Interestingly, this isn’t the original version of ‘The Sun Ain’t Gonna…’ It had been recorded a year earlier by Frankie Valli. His version sounds a little heavy-handed, but surprisingly similar to this one. It, however, made no impact on the charts. It’s also been covered by Cher, in the ‘90s. She is perhaps the only person who could make this song sound more OTT than Scott Walker…

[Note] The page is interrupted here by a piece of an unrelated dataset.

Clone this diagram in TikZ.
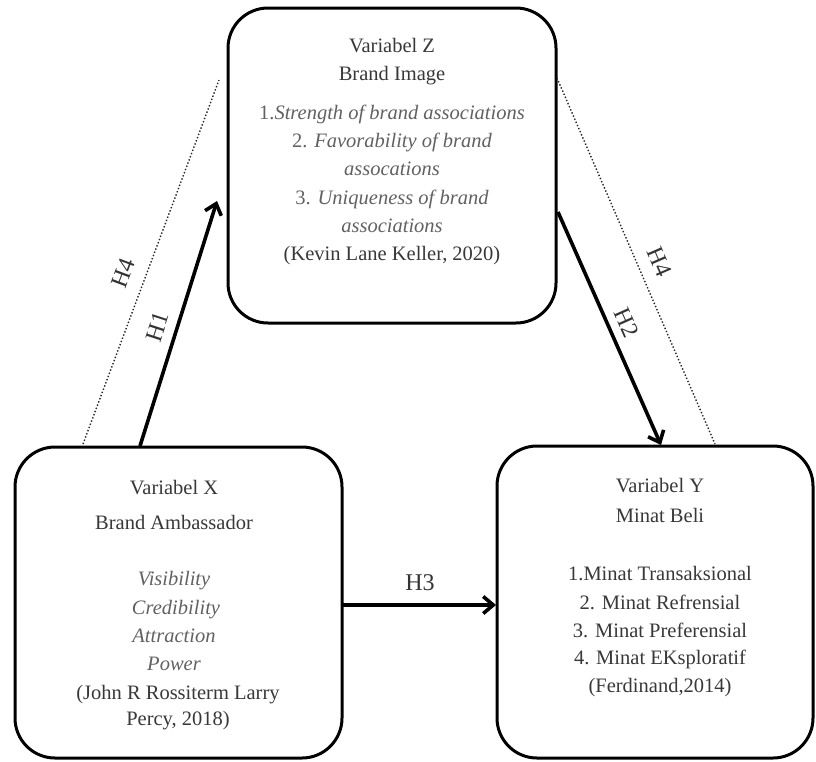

This was the peak of The Walker Brother’s success, their popularity such that their fan-club allegedly had more members than The Beatles’. They had several further hits, and yet disbanded in 1968, largely due to Scott Walker’s dissatisfaction with being seen as a mere teen-idol. I can’t say I’ve listened to that much of his solo output, though I do know it has a reputation for being ‘challenging’… That’s probably what’s putting me off. It’s also been very influential: David Bowie, Pulp, Radiohead, The Arctic Monkeys… the list is a long one. He passed away in March of this year. John Walker had died in 2011, leaving Gary as the sole surviving ‘brother’.
But we’ll leave them here. Bowing out with their crowning glory. A song I knew was good, but hadn’t realised quite how good. Yet another supreme mid-sixties pop moment. Keep ‘em coming!